PROBLEM -
Search the data for the word "this". Reproduce every line where it is found.

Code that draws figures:
-*-*-

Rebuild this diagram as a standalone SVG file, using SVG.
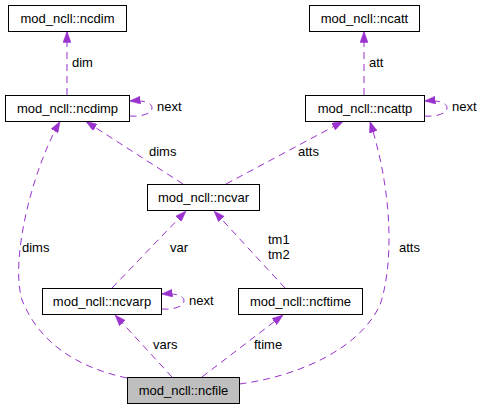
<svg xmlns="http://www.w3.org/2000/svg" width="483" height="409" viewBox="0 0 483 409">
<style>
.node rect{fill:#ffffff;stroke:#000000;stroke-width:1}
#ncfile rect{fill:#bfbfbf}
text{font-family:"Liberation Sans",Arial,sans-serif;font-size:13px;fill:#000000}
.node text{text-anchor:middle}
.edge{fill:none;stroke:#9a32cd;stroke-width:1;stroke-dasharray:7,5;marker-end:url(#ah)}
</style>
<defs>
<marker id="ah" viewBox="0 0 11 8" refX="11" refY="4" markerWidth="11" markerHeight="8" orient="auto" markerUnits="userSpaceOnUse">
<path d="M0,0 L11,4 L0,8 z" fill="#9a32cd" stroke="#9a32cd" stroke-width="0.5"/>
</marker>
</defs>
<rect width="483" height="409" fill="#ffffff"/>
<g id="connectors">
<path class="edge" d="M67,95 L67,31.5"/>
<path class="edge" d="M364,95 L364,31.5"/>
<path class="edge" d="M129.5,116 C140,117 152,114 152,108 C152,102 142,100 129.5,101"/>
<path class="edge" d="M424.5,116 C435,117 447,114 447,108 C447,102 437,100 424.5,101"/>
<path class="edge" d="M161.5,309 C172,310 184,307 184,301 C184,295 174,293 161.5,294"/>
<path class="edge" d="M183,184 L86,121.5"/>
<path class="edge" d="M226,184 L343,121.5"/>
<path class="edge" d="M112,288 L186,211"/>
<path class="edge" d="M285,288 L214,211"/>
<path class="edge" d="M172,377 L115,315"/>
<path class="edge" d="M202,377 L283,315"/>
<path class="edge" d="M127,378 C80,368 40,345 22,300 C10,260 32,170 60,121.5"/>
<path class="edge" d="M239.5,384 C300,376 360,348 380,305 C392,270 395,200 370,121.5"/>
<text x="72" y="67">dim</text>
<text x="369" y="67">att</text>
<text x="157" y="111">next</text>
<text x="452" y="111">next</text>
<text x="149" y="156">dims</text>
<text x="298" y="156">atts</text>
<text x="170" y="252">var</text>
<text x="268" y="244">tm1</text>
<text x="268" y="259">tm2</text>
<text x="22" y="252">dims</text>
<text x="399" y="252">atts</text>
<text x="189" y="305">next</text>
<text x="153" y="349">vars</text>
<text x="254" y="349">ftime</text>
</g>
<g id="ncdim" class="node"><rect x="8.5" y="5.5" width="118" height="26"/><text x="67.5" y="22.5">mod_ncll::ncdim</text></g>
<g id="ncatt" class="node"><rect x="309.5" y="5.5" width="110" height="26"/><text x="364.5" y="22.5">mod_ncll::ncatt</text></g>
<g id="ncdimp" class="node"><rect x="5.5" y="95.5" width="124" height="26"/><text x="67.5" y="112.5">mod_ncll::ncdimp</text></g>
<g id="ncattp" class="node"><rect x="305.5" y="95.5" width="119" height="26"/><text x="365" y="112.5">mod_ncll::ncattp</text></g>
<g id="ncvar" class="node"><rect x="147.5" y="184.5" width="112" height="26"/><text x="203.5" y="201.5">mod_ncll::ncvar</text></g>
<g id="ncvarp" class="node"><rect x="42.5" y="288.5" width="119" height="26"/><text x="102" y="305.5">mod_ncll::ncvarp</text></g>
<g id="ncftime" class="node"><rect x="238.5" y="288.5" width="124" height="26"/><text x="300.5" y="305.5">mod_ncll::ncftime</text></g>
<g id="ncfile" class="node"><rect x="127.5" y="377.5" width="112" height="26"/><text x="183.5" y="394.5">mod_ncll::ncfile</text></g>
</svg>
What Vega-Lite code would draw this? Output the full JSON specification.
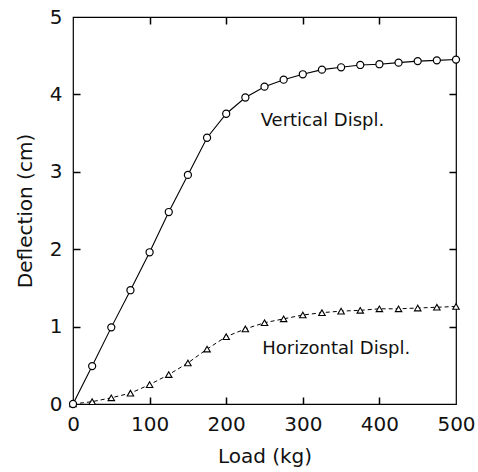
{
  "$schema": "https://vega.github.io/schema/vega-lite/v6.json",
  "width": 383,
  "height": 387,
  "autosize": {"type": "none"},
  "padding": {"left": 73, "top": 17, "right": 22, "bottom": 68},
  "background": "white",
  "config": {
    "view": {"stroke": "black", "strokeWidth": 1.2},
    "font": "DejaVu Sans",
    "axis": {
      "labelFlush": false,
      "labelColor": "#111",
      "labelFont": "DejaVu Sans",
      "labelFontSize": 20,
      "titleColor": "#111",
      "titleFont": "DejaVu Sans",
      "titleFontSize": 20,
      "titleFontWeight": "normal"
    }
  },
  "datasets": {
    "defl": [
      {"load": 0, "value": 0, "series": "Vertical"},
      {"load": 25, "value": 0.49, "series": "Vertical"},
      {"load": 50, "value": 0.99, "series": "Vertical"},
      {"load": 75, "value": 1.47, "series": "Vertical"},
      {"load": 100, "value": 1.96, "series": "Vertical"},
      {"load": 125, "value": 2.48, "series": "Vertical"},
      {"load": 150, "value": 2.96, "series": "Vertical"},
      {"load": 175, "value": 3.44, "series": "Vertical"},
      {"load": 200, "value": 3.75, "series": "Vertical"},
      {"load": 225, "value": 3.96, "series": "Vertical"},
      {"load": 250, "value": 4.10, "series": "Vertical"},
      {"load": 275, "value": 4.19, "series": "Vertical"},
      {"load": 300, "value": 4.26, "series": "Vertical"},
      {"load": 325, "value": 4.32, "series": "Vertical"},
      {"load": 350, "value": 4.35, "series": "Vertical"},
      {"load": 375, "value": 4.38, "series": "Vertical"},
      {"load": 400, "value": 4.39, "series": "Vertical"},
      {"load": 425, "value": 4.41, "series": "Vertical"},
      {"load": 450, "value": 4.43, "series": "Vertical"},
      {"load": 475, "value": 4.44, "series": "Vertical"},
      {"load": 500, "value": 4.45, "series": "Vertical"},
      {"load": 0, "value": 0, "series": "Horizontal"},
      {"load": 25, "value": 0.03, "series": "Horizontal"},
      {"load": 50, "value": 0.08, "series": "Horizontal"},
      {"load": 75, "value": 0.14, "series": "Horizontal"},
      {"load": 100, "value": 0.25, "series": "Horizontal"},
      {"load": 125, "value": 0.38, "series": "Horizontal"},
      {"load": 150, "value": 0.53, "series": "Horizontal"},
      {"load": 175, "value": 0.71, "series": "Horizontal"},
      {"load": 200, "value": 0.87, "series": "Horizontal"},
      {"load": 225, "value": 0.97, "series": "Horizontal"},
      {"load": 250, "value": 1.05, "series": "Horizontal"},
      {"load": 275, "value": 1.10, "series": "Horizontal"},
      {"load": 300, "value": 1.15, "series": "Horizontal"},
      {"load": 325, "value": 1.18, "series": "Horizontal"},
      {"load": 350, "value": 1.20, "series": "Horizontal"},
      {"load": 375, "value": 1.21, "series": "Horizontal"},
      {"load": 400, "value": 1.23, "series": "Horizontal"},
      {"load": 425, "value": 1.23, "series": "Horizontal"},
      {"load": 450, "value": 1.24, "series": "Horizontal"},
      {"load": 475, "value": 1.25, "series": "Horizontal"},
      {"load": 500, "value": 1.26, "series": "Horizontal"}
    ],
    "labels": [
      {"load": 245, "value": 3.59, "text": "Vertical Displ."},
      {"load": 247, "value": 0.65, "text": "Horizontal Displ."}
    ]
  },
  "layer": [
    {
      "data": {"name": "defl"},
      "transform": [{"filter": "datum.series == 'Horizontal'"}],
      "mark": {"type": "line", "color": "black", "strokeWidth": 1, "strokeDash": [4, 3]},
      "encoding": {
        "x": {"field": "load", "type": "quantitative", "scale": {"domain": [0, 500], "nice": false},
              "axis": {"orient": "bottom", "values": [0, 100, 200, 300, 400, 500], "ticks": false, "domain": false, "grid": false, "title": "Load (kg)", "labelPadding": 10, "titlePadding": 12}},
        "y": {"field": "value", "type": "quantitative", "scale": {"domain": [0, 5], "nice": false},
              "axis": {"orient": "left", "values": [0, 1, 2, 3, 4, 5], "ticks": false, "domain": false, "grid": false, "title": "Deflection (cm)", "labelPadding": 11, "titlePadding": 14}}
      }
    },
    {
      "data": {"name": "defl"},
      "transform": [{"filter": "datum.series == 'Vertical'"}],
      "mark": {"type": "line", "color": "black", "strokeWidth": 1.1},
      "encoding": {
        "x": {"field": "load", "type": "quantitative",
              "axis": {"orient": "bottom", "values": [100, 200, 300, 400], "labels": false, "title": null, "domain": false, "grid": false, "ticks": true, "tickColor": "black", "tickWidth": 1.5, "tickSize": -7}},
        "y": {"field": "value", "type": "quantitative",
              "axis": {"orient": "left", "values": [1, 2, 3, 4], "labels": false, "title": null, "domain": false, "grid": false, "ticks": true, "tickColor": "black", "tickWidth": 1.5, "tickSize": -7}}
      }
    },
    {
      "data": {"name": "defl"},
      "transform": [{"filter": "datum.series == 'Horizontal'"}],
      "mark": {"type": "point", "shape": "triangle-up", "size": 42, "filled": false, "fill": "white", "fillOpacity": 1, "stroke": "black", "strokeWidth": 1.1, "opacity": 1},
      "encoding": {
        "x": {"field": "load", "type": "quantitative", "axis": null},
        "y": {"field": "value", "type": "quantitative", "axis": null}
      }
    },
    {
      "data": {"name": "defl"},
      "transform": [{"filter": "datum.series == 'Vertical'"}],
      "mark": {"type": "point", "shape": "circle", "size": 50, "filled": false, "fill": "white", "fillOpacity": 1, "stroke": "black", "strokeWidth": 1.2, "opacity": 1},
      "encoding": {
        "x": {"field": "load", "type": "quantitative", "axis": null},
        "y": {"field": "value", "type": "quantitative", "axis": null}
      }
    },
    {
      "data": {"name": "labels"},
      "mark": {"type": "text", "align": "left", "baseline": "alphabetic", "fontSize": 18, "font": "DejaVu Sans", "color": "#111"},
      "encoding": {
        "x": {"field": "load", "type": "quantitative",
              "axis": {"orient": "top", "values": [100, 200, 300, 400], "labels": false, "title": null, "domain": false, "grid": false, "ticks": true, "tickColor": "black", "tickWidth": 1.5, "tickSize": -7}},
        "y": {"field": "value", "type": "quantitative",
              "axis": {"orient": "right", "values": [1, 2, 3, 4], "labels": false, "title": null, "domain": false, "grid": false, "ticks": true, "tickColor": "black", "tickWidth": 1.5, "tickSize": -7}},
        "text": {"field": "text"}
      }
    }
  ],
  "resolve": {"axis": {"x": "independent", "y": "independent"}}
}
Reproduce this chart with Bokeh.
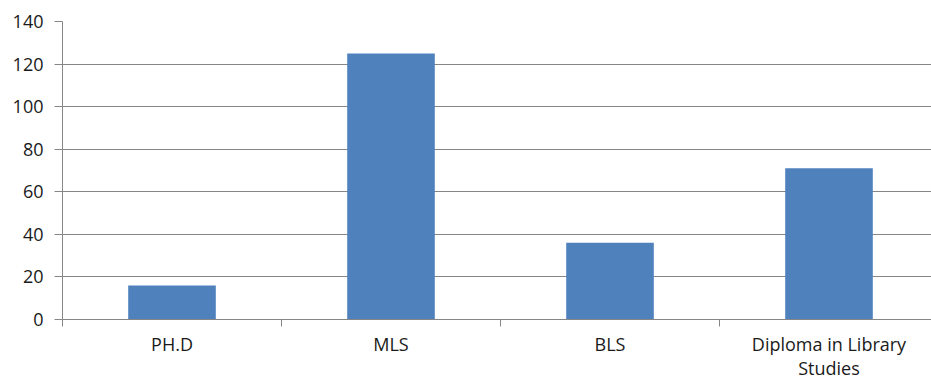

-*-*-

SOLUTION BELOW -
Rebuild this diagram as a standalone SVG file, using SVG.
What Vega-Lite code would draw this? Output the full JSON specification.
Reproduce this chart with Bokeh.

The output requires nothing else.